Vodafone's share price surged on Tuesday on the back of its interim results, with analysts at UBS hailing top-line trends that were "notably stronger than expected" and JPMorgan praising the "impressive" improvement in service revenue trends.

Brewin Dolphin was less impressed and said that it didn't expect such a positive reaction to a "broadly in-line" report from the telecoms giant.

Strong consumer demand for data helped revenues rise 8.9% in the six months to 30 September to £20.8bn, more or less matching analysts' forecasts.

However, the 1.5% decline in organic service revenue growth in the second quarter came in much better than the 2.6% fall expected and was much improved on the 4.2% in the first quarter due to the lower impact from mobile termination rate cuts and better commercial performance.

With earnings before interest, tax, depreciation and amortisation (EBITDA) down 10.0% to £5.88bn, a 1.2% beat of consensus forecasts, analyst Polo Tang at UBS thinks "this marks the low point for EBITDA after a step up in commercial investment/Project Spring spend and momentum should improve from here".

JPMorgan's European telecoms team were similarly bullish. "Today’s results demonstrate an impressive, broad based, inflection in service revenue trends. With this underpinned by accelerating mobile data usage, a solid customer intake, stabilising ARPU trends, and falling churn, we are increasingly confident Vodafone could return to growth by mid-2015."

Analyst Akhil Dattani has model for service revenues to fall 0.8% and 0.4% in the third and fourth quarters, before a 0.5% rise in the first quarter of the next financial year. "We believe the much hoped for return to growth will support a material multiple re-rating, a view strongly evidenced in Belgacom's year-to-date performance," he added.
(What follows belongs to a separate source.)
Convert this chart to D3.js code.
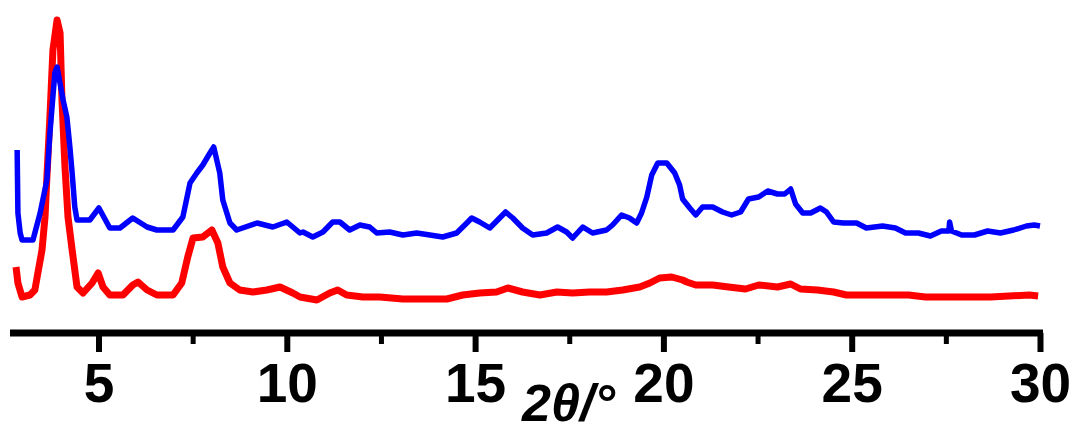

Brewin's Nik Stanojevic felt the results were broadly as had been expected and in line with guidance, as management "has always said that organic revenue growth in Europe would be negative in the first half and better in the second half as it lapped price declines".

He said that Tuesday's market reaction - shares up 6.9% by early afternoon at 222.2p - "is a surprise to us and indicates that investors were more sceptical going into the results (it also confirms the importance of the organic revenue number for investors)".

Alex Joyner at Galvan Research was somewhat more bearish. "Life after Verizon hasn’t got any easier. Europe’s still a mess," he snarled.

"There are some decent growth opportunities for Project Spring in areas like 4G but Vodafone’s still got a lot of work to do. What’s there to get excited about? It’s a low growth company that’s sold off its best asset."